We formed our Trust Workload and Wellbeing group.

As a Trust we also developed a Workload and Wellbeing Charter which is updated each September and mid-year if needed to ensure that messages are reinforced. An annual well-being survey also supports schools to understand if the charter is effective and being implemented.

Background from Jane Robinson, Head of School

We took part in a DfE project to address workload by running a trial of new approaches in school. After discussions with staff, we identified that in-school communication was driving unnecessary workload and causing additional pressure on staff, so we decided to make that our focus of change.

Our tips for addressing workload issues

Involve everyone

Approach change as a project and appoint someone to lead it. Everyone needs to feel that they have some ownership of the project and to focus on doing the things that make most difference to the root of the problem to find workable solutions.

Conduct a survey

Encourage everyone to be honest in their responses. We used the Staff workload survey in the school workload reduction toolkit and asked staff to complete it anonymously.

Hold an INSET session

Include teaching staff - teachers, HLTAs, SLT - to explore the drivers of workload by discussing the results of the surveys. Debate options for moving forward, share ideas, consider what seems manageable.

Decide together how you will assess the success of any change

Make sure that the information collected can be used as measurable results as this adds weight to the findings. We would consider running a randomised controlled trial for further change projects.

Prioritise what action to take

Many areas might be identified but you can’t tackle them all at once. For us, we prioritised internal communications.

Explore the workload issue

Once we’d decided to focus on internal communications, we issued an additional very short 5 question multiple choice survey to dig deeper and staff agreed to complete a very simple ‘hours worked’ tracker to identify essential and non-essential activity.
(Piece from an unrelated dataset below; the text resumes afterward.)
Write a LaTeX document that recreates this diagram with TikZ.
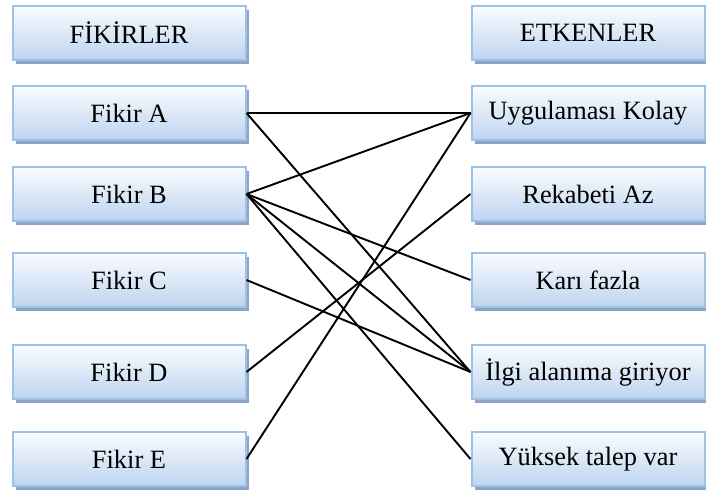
\documentclass[tikz,border=0pt]{standalone}
\usepackage{fontspec}
\setmainfont{Liberation Serif}
\usetikzlibrary{shadows}
\definecolor{boxtop}{RGB}{250,252,255}
\definecolor{boxbot}{RGB}{190,212,239}
\definecolor{boxedge}{RGB}{156,194,229}
\definecolor{shadowc}{RGB}{140,165,198}
\tikzset{
  itembox/.style={draw=boxedge, line width=1pt, top color=boxtop, bottom color=boxbot,
    minimum width=116.5pt, minimum height=27pt, inner sep=0pt,
    font=\fontsize{13.2}{15}\selectfont,
    drop shadow={shadow xshift=1.7pt, shadow yshift=-2.2pt, fill=shadowc, opacity=1}},
  link/.style={draw=black, line width=0.95pt}
}
\begin{document}
\begin{tikzpicture}[x=0.5pt, y=-0.5pt]
\useasboundingbox (0,0) rectangle (706,489);
\node[itembox] (fh) at (129,33) {FİKİRLER};
\node[itembox] (fa) at (129,113) {Fikir A};
\node[itembox] (fb) at (129,194) {Fikir B};
\node[itembox] (fc) at (129,280) {Fikir C};
\node[itembox] (fd) at (129,372) {Fikir D};
\node[itembox] (fe) at (129,459) {Fikir E};
\node[itembox] (eh) at (588,33) {ETKENLER};
\node[itembox] (e1) at (588,113) {Uygulaması Kolay};
\node[itembox] (e2) at (588,194) {Rekabeti Az};
\node[itembox] (e3) at (588,280) {Karı fazla};
\node[itembox] (e4) at (588,372) {İlgi alanıma giriyor};
\node[itembox] (e5) at (588,459) {Yüksek talep var};
\draw[link] (fa.east) -- (e1.west);
\draw[link] (fa.east) -- (e4.west);
\draw[link] (fb.east) -- (e1.west);
\draw[link] (fb.east) -- (e3.west);
\draw[link] (fb.east) -- (e4.west);
\draw[link] (fb.east) -- (e5.west);
\draw[link] (fc.east) -- (e4.west);
\draw[link] (fd.east) -- (e2.west);
\draw[link] (fe.east) -- (e1.west);
\end{tikzpicture}
\end{document}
Monitor implementation and outcomes

We repeated the survey and tracker (in the middle and end of the project) feeding back to staff, reflecting and adapting as necessary.

Maximise the outcomes

Share and disseminate what you learn and the actions you take through your Trust or local networks.

Communicate with staff

Give and receive feedback throughout. Regular updates, revisits, monitoring are all needed if the change is to become part of the organisation’s psyche.

Empower all staff

Hold each other to account for the commitment to workload reduction.

Create a wellbeing and workload group

Create a group in your school, trust or across local networks. Show the importance of addressing workload and wellbeing by having a dedicated page on your website.